Is there currently an option to do this right now in a normative, unique way?
If not possible already now to provide such information within the OPF-file, what needs to be added into EPUB 3.3 to allow authors to provide such additional information about manifest items and even only fragments of manifest items?
An alternative could be to use meta elements with a refines attribute within the metadata element to associate metadata with documents (and document fragments) referenced in the manifest.
However, currently this metadata element has poor structure, would be much better to use RDF within it to provide such metadata.
In this case it would be helpful both for authors and programmers of such upload-filter-programs to have some (normative?) advice, how to correlate metainformation about licences, authors, external sources etc of items with such books parts.
Maybe similar to
https://www.w3.org/TR/epub-33/#example-4
But here it might be still a problem, if only a fragment of a manifest item is the target of the information (quote, SVG fragment, article).

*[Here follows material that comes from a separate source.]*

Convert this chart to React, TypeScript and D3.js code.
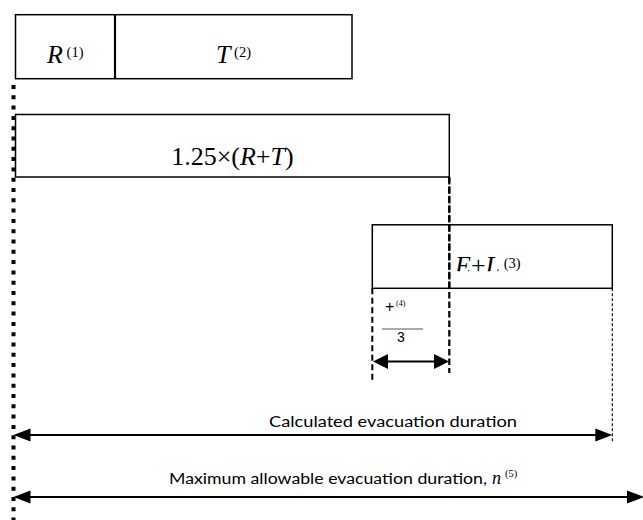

An explicit example how to correlate the metadata could be helpful within the 3.3 draft.
Currently, within SVG:metadata one can already use RDF for such information.
HTML5 suggests as well RDF as an option for such information within the XHTML:head element:
https://www.w3.org/TR/html52/dom.html#metadata-content-2
(I think, currently still epubcheck 4.2 does not like this, but due to HTML5 it is valid for the XML-serialisation, but within SVG:metadata it is ok even for epubcheck 4.2).
In relation to this possible upload-filter-problem it might increase the probability, that such information is recognised by AI-programs, if one can provide information about such relevant metadata within the opf-file.